The United Food and Commercial Workers grocery employees' union has been in contract negotiations for the last six months with the grocery chains Albertsons, Vons and Ralphs, but the two sides don't seem to be getting any closer together. This weekend, the union will decide whether to go on strike. On Friday and Saturday, the votes will be counted, charting the next course of the dispute.

The last major strike occurred in 2003, when workers voted to strike. That strike was the largest in grocery store history and lasted four and a half months. The grocery stores would like to avoid an employee strike.
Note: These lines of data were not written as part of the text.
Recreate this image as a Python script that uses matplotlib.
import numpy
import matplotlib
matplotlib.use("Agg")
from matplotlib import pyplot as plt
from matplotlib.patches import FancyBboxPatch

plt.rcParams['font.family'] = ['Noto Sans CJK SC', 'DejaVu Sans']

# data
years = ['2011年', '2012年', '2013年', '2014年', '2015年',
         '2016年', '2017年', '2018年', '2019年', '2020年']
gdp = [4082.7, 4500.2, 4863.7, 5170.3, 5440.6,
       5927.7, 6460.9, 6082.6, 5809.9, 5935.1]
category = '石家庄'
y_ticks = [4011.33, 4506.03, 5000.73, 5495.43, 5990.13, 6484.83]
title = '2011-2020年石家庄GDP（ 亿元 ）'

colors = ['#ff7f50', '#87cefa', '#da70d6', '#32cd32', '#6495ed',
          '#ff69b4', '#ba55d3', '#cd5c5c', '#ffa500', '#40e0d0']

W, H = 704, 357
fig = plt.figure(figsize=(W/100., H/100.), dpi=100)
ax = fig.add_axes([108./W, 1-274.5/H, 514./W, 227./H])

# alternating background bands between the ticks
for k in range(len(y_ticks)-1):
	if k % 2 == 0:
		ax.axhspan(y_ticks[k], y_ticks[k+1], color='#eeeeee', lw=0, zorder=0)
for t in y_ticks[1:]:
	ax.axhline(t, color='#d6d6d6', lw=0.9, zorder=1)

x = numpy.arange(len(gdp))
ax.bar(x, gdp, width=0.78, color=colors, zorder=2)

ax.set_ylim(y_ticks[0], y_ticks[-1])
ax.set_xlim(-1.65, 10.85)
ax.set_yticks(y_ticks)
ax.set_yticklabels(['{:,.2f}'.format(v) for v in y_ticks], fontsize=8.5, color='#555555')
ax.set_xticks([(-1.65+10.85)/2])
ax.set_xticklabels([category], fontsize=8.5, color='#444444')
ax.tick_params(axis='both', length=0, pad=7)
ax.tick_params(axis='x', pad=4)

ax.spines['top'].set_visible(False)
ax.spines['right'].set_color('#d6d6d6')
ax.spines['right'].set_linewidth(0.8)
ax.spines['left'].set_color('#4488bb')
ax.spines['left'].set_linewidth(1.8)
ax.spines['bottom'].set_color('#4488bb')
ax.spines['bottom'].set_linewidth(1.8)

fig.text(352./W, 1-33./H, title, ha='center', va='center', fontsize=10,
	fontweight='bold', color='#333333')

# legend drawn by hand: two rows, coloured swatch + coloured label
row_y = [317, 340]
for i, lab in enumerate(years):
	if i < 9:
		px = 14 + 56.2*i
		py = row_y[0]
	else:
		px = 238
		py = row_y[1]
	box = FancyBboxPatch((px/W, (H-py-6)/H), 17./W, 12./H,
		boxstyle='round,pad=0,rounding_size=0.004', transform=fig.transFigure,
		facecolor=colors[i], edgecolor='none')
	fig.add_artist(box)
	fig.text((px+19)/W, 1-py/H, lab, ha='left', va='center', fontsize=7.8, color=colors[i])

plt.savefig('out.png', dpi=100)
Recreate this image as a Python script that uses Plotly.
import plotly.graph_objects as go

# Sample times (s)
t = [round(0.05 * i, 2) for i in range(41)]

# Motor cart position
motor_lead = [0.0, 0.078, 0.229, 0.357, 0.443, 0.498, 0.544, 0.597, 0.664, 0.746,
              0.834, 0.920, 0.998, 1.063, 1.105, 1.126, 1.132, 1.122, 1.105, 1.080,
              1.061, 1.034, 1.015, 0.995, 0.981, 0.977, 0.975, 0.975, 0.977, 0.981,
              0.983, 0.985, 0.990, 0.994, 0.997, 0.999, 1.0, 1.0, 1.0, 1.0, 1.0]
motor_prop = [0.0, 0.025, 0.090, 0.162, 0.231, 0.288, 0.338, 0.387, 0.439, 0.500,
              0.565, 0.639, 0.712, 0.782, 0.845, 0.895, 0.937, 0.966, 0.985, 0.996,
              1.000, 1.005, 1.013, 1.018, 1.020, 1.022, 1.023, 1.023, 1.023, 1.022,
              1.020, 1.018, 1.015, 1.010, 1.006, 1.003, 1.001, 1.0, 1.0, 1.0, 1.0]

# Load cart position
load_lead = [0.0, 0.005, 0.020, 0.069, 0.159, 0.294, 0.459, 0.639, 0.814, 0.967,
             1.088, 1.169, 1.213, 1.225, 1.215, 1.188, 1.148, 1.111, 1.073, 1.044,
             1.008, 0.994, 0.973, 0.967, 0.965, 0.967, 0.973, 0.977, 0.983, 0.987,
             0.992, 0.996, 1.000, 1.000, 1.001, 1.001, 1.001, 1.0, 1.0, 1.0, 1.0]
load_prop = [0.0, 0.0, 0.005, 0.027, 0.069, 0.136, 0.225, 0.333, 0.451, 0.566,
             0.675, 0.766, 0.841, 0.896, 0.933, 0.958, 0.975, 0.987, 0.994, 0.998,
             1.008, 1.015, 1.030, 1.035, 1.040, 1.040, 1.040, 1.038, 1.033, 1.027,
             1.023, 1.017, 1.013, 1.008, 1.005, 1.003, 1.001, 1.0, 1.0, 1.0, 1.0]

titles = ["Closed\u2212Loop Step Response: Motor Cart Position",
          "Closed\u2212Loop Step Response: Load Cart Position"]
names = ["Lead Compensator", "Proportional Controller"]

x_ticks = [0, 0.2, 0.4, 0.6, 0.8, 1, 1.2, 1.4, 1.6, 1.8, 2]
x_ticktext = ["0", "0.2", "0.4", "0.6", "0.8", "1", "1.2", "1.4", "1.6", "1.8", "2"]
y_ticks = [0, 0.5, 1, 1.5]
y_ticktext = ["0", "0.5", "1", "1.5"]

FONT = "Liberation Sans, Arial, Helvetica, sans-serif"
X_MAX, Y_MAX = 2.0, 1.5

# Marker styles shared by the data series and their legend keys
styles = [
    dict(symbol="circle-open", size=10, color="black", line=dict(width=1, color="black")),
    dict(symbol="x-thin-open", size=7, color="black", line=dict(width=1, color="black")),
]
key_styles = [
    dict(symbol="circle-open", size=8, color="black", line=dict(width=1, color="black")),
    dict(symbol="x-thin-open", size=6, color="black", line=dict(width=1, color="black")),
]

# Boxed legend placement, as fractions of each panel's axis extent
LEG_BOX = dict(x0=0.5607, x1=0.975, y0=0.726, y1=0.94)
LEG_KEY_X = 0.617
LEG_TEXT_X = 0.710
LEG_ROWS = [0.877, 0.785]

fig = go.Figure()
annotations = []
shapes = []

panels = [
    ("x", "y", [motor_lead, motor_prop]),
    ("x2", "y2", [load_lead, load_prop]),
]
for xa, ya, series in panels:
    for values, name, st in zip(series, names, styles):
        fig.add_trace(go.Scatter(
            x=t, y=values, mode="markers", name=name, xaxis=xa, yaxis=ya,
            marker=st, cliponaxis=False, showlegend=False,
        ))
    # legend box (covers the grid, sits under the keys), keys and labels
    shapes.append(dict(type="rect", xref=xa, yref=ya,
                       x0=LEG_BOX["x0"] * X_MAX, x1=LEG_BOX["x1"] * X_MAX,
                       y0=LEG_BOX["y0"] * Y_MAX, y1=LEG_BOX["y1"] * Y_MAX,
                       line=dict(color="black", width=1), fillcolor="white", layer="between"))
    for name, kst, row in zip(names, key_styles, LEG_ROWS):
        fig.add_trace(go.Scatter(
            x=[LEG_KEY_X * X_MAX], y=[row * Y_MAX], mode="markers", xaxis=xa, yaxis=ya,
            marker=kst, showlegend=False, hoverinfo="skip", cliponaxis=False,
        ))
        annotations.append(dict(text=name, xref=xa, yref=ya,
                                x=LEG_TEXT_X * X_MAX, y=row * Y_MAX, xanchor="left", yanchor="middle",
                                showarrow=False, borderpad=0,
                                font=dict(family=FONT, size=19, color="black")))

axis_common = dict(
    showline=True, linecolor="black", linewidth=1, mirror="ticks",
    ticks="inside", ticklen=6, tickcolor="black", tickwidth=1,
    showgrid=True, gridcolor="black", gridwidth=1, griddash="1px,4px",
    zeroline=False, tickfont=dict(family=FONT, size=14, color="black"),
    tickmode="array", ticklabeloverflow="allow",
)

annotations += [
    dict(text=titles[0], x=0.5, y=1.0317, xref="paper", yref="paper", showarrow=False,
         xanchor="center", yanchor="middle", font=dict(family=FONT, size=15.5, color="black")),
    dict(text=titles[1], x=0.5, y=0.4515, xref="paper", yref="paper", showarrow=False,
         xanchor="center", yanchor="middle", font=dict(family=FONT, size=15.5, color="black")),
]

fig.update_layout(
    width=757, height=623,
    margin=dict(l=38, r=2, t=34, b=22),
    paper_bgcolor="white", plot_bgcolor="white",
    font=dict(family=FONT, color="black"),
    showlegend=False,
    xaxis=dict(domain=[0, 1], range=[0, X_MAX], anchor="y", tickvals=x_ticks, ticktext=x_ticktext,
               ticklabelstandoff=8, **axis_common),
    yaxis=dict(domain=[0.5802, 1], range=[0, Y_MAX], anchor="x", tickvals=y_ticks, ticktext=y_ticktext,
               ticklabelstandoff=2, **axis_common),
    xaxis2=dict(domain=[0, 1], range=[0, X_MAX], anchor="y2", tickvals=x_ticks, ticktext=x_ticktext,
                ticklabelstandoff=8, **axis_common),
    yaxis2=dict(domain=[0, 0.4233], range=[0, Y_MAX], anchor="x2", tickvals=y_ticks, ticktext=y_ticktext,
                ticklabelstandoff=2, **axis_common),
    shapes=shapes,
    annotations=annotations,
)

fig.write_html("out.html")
The 2003 strike cost the grocery chains customer loyalty and about $1 billion that instead was spent at competing grocery stores. Currently, the Southern California grocery chains of Vons, Albertsons and Ralphs are facing new competition from Target, which has added groceries to its offerings.

The grocery chain employers and the unions are locked in a dispute over matters involving contributions to health care plans and pensions. The unions argue that the health care changes are not acceptable because the new contributions would amount to about 50 percent of take-home pay for some of the employees. The two sides are also in disagreement over wages and over how many employees would be staffing a store.

Vons and Albertsons have begun hiring people who would cross picket lines and temporarily replace striking workers in case the strike happens. Ralphs is holding out so far on hiring replacement workers, and hoping that it will not come to that.